• Exercise task:
Scan the data below and pick out the lines containing the word "with".

• Data:
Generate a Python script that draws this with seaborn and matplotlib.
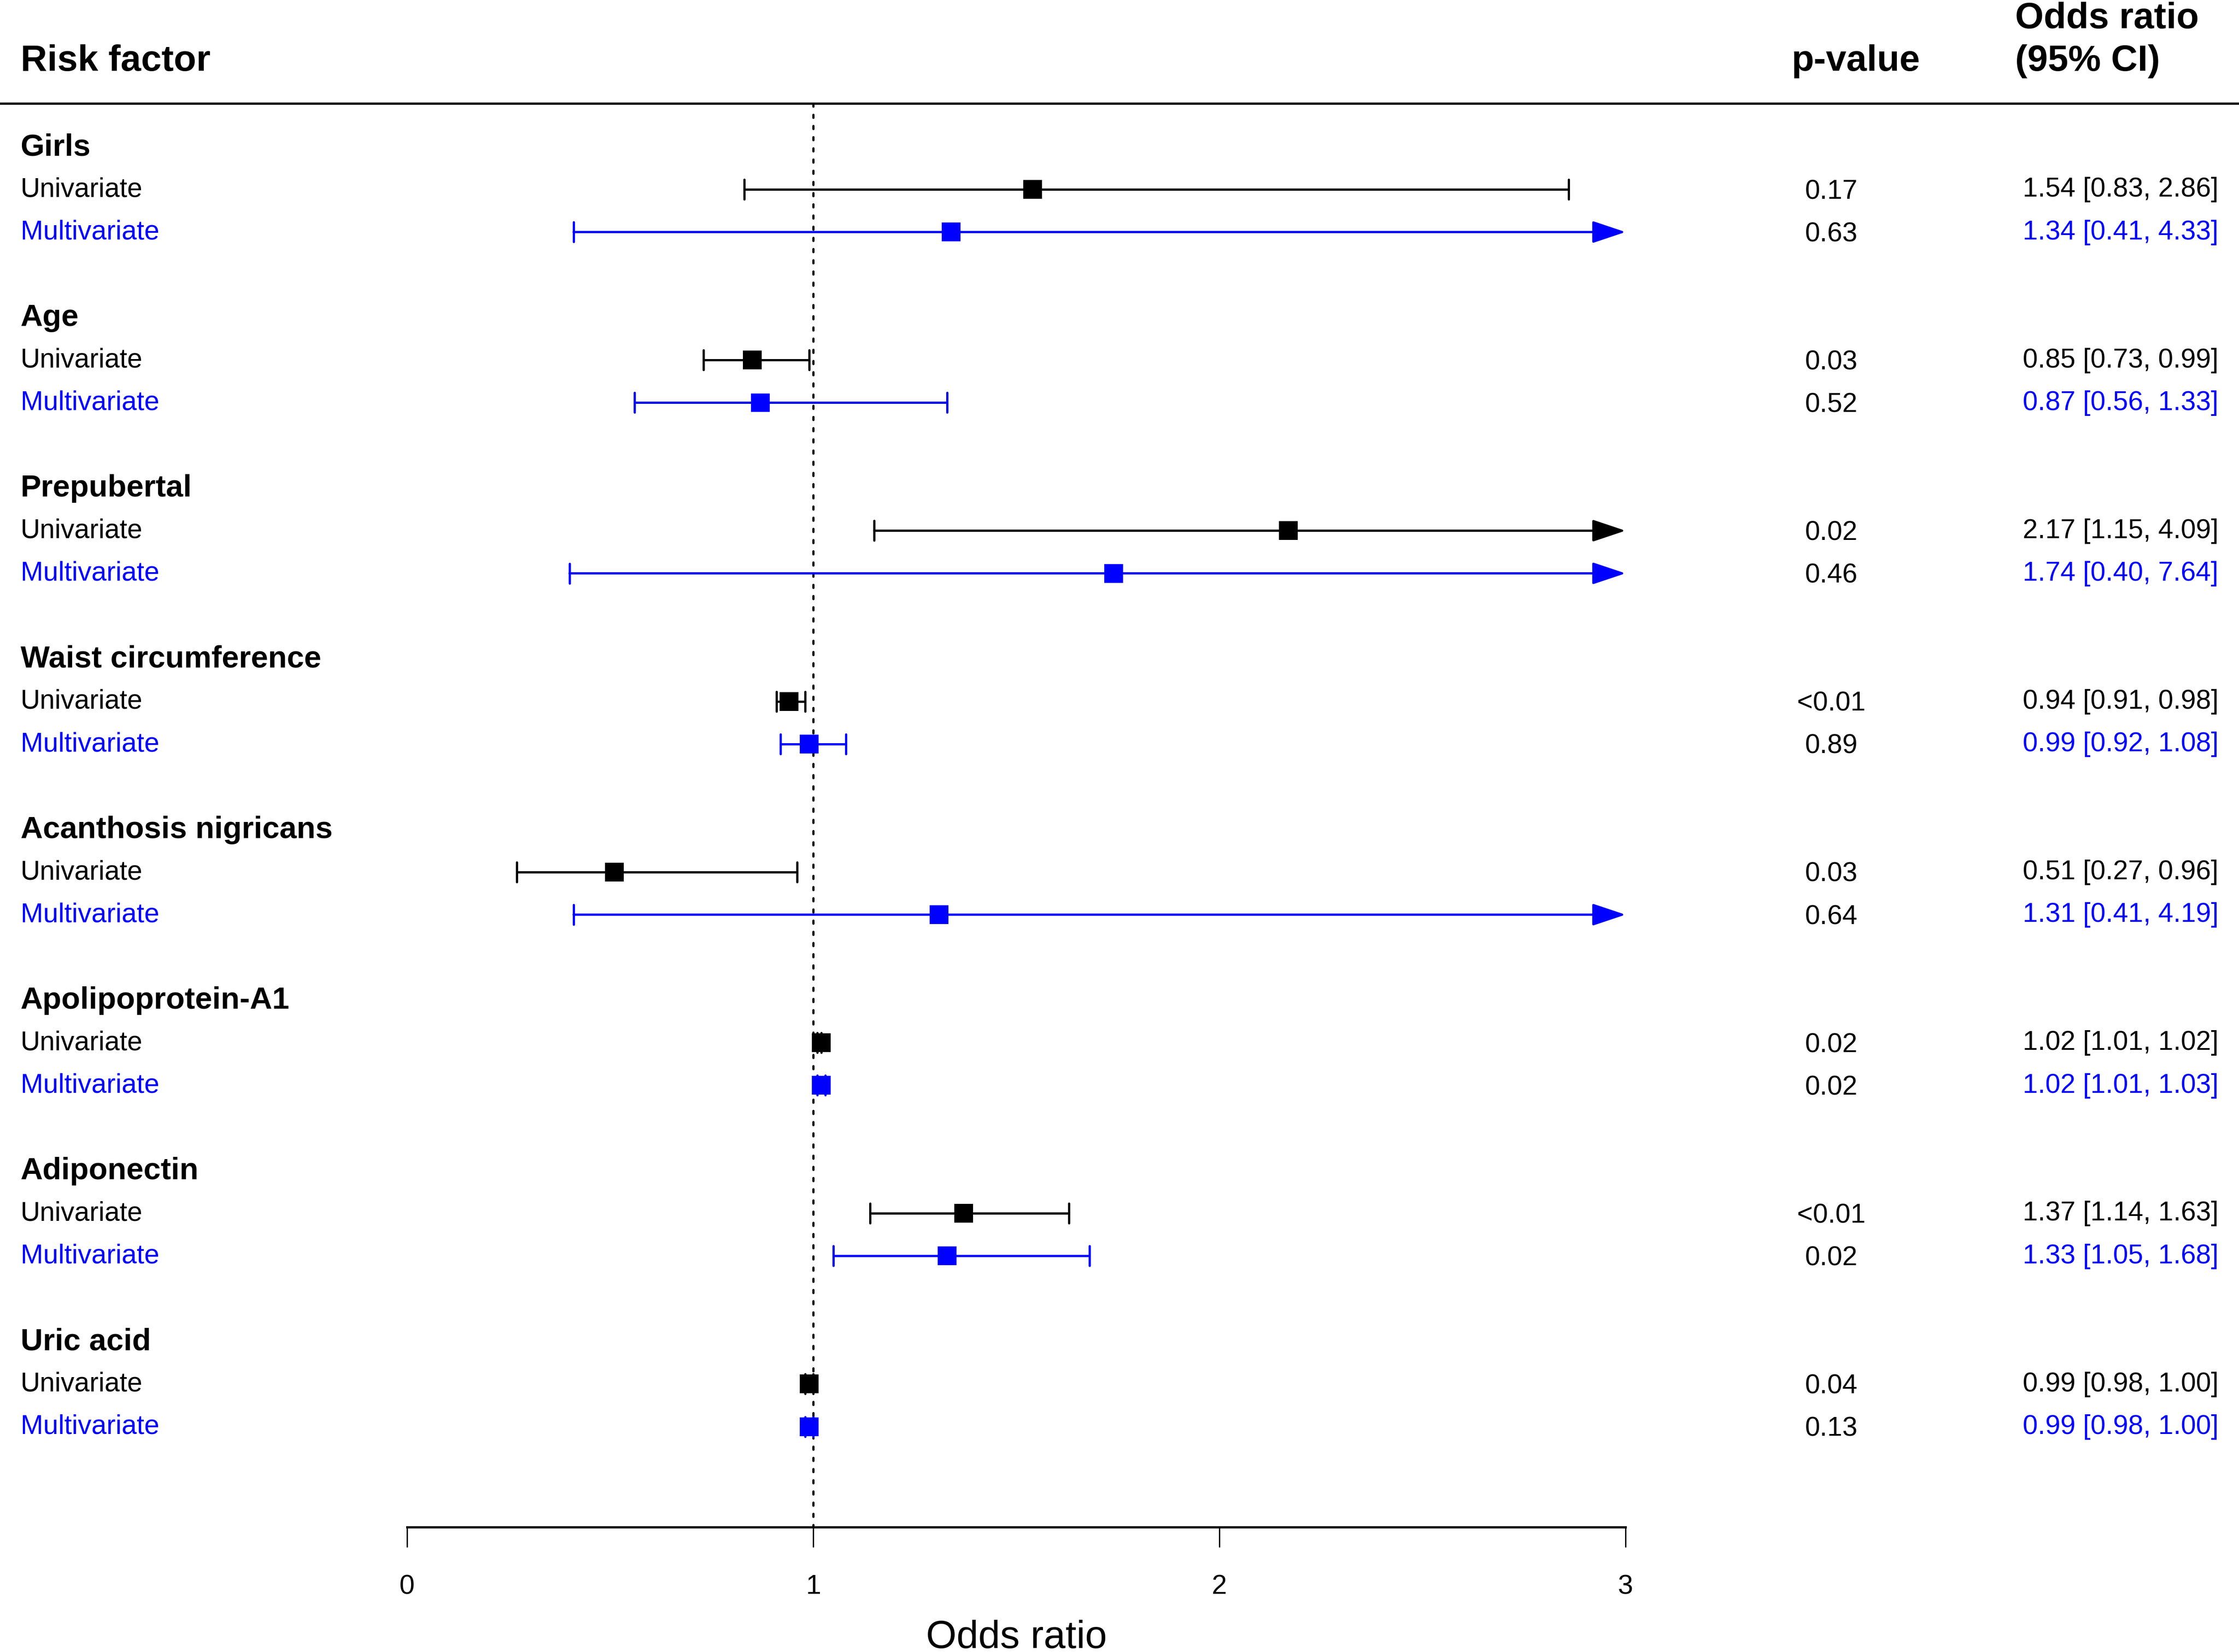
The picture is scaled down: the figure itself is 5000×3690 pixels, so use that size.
import matplotlib
matplotlib.use('Agg')
import matplotlib.pyplot as plt
from matplotlib.markers import MarkerStyle
import pandas as pd
import seaborn as sns

# Values
factors = ['Girls', 'Age', 'Prepubertal', 'Waist circumference',
           'Acanthosis nigricans', 'Apolipoprotein-A1', 'Adiponectin', 'Uric acid']
uni_or = [1.54, 0.85, 2.17, 0.94, 0.51, 1.02, 1.37, 0.99]
uni_lo = [0.83, 0.73, 1.15, 0.91, 0.27, 1.01, 1.14, 0.98]
uni_hi = [2.86, 0.99, 4.09, 0.98, 0.96, 1.02, 1.63, 1.00]
uni_p = ['0.17', '0.03', '0.02', '<0.01', '0.03', '0.02', '<0.01', '0.04']
multi_or = [1.34, 0.87, 1.74, 0.99, 1.31, 1.02, 1.33, 0.99]
multi_lo = [0.41, 0.56, 0.40, 0.92, 0.41, 1.01, 1.05, 0.98]
multi_hi = [4.33, 1.33, 7.64, 1.08, 4.19, 1.03, 1.68, 1.00]
multi_p = ['0.63', '0.52', '0.46', '0.89', '0.64', '0.02', '0.02', '0.13']
x_ticks = [0, 1, 2, 3]

colors = {'Univariate': 'black', 'Multivariate': '#0000ff'}

# long table: one row per estimate, 4 rows per factor (header, uni, multi, gap)
rows = []
for k, name in enumerate(factors):
    rows.append(dict(factor=name, model='Univariate', y=4 * k + 1,
                     OR=uni_or[k], lo=uni_lo[k], hi=uni_hi[k], p=uni_p[k]))
    rows.append(dict(factor=name, model='Multivariate', y=4 * k + 2,
                     OR=multi_or[k], lo=multi_lo[k], hi=multi_hi[k], p=multi_p[k]))
df = pd.DataFrame(rows)
df['ym'] = df['y'] + 0.07  # squares sit a hair below the text centre

sns.set_style('white')
plt.rcParams['font.family'] = ['Liberation Sans', 'DejaVu Sans']
plt.rcParams['text.color'] = 'black'
plt.rcParams['axes.labelcolor'] = 'black'

fig = plt.figure(figsize=(25, 18.455), dpi=200)
ax = fig.add_axes([0, 0, 1, 1])

XMAX = x_ticks[-1]
AXIS_Y = 32.42
HEAD_Y = -0.944
LW = 1.8

# reference line at OR = 1
ref = ax.vlines(1, HEAD_Y, AXIS_Y, color='black', lw=LW,
                linestyles=(0, (1.33, 3.67)), zorder=1)
ref.set_capstyle('round')

cap_marker = MarkerStyle('|', capstyle='round')

# confidence intervals, arrows where they run past the axis
for _, r in df.iterrows():
    c = colors[r.model]
    if r.hi > XMAX:
        ax.annotate('', xy=(XMAX, r.ym), xytext=(r.lo, r.ym),
                    arrowprops=dict(arrowstyle='-|>,head_length=2.3,head_width=0.77',
                                    mutation_scale=10, color=c, lw=LW,
                                    joinstyle='round', capstyle='round',
                                    shrinkA=0, shrinkB=0))
        caps = [r.lo]
    else:
        ax.hlines(r.ym, r.lo, r.hi, color=c, lw=LW, zorder=2)
        caps = [r.lo, r.hi]
    ax.plot(caps, [r.ym] * len(caps), ls='none', marker=cap_marker, ms=15.5,
            mew=LW, color=c, zorder=2)

sns.scatterplot(data=df, x='OR', y='ym', hue='model', palette=colors, marker='s',
                s=228, linewidth=0, legend=False, ax=ax, zorder=5)

# text columns
LX = -0.952
PX = 3.507
CIX = 4.460
ax.text(LX, -1.721, 'Risk factor', fontsize=29.5, weight='bold', va='baseline')
ax.text(PX + 0.06, -1.721, 'p-value', fontsize=29.5, weight='bold', va='baseline', ha='center')
ax.text(3.959, -2.718, 'Odds ratio', fontsize=29.5, weight='bold', va='baseline')
ax.text(3.959, -1.721, '(95% CI)', fontsize=29.5, weight='bold', va='baseline')

for k, name in enumerate(factors):
    ax.text(LX, 4 * k, name, fontsize=24.8, weight='bold', va='center_baseline')

for _, r in df.iterrows():
    c = colors[r.model]
    ax.text(LX, r.y, r.model, fontsize=21.8, color=c, va='center_baseline')
    ax.text(PX, r.y + 0.05, r.p, fontsize=21.8, color='black', va='center_baseline', ha='center')
    ax.text(CIX, r.y, f'{r.OR:.2f} [{r.lo:.2f}, {r.hi:.2f}]', fontsize=21.8, color=c,
            va='center_baseline', ha='right')

ax.axhline(HEAD_Y, color='black', lw=LW)

# axes: only a bounded bottom spine with ticks
ax.set_xlim(-1.0022, 4.5105)
ax.set_ylim(35.352, -3.379)
for side in ['top', 'left', 'right']:
    ax.spines[side].set_visible(False)
ax.spines['bottom'].set_position(('data', AXIS_Y))
ax.spines['bottom'].set_bounds(0, XMAX)
ax.spines['bottom'].set_linewidth(LW)
ax.spines['bottom'].set_color('black')
ax.set_xticks(x_ticks)
ax.set_xticklabels([str(t) for t in x_ticks])
ax.set_yticks([])
ax.tick_params(axis='x', direction='out', length=16.2, width=LW * 0.6, pad=21.5,
               labelsize=22, bottom=True, colors='black')
ax.set_ylabel('')
ax.set_xlabel('Odds ratio', fontsize=31.5)
ax.xaxis.set_label_coords((1.5 + 1.0022) / 5.5127, 1 - 3650 / 3691)
ax.xaxis.label.set_verticalalignment('center_baseline')
ax.set_facecolor('white')

fig.savefig('out.png', dpi=200, facecolor='white')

• Final answer:
Generate a Python script that draws this with seaborn and matplotlib.
# axes: only a bounded bottom spine with ticks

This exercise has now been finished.